The culmination of a process of translation from sketches in marker to full-scale weavings in cotton, linen, cashmere, and tencel, the fields of color within the woven patterns retain the marks of the artist’s hand as it telegraphs through the work of the shuttle. The reinsertion of the casualness of the sketches into the weavings highlights the importance of the idiosyncrasies in Matson’s process and use of color. The breaks or glitches in the self-inscribed systems destabilize the grid and underscore the tension between necessity and monotony in the structure of a plan.

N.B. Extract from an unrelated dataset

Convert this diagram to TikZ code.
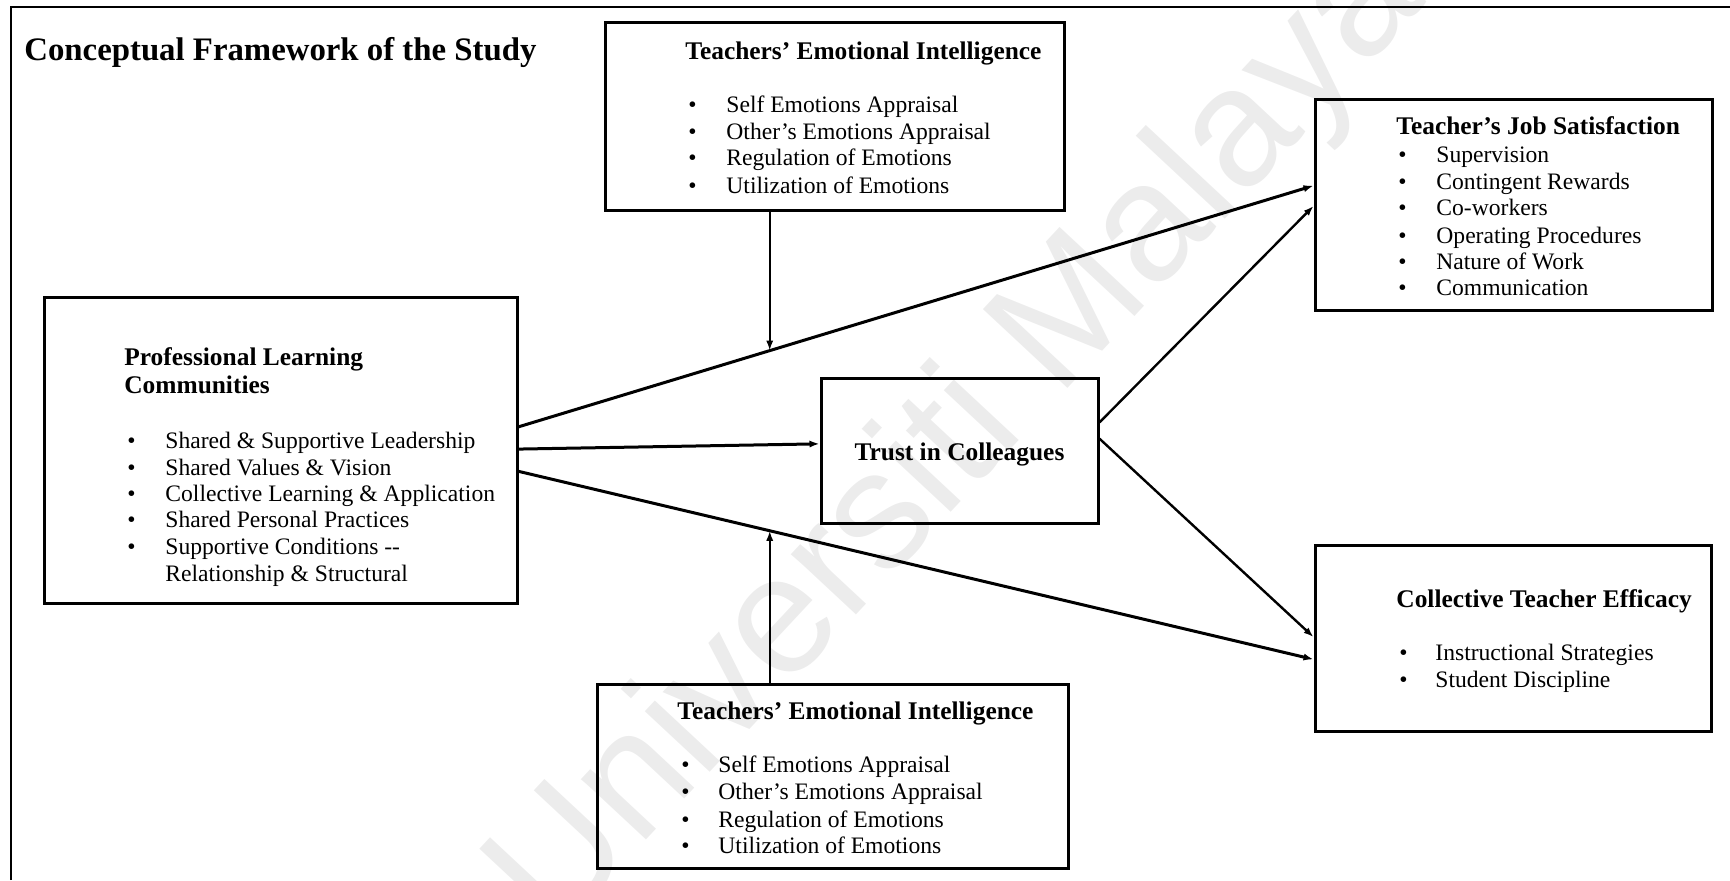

The Sun Doesn’t Show through the Mist until Noon is organized around an intimately scaled series of framed weavings, four larger works on a black, and a collaborative video project produced with Ken Fandell. Regulated, yet lively, the areas of pattern in the series float within a white, woven ground. Faint feathering around the edges suggests a continuation of the pattern below the picture plane, an effect that serves as a reminder of depth and invites interpretation through each work’s concurrent existence as both surface and object. Although they are constructed using a similar process, the larger works are stitched onto a Belgian linen ground on stretched canvas, a method of presentation that stresses the physicality of the works while initiating a conversation about materiality that trespasses over a more painterly history of abstraction. The video, a psychedelic collage of brightly colored segments from the drawings that inspired the weavings interspersed with footage of turtles filmed in El Salvador, speaks to faith in the relationship between persistence and intuition, exemplified by the work of the hand as it is bound up in the work of the loom.

A two-part publication will accompany the exhibition. The initial text will contain documentation of the body of work as a whole and act as a guide for navigating the works in the gallery. A later, more comprehensive volume will follow with exhibition-specific documentation and reflection from participants on the ideas and discourses that emerged over the course of the show.

Christy Matson (b. 1979, Seattle, WA), a Left-Coast transplant to the Midwest, is an artist and educator at the School of the Art Institute of Chicago, where she is currently an assistant professor in the Department of Fiber and Material Studies. She received her BFA in studio art from the University of Washington in 2001, and her MFA in textiles from California College of the Arts in 2005. Recent exhibitions include the Museum of Contemporary Arts, Houston; the Milwaukee Art Museum; the Knoxville Museum of Art; the Museum of Contemporary Craft, Portland, OR; and the San Francisco Museum of Craft + Design. In 2011, Matson was an artist-in-residence at the Museum of Contemporary Craft in Portland, and in 2006, she was an artist-in-residence at the Experimental Sound Studio in Chicago and Harvestworks Digital Media Arts in New York.. Her work is held in the collections of the Smithsonian Museum of American Art’s Renwick Gallery and Portland’s Museum of Contemporary Craft.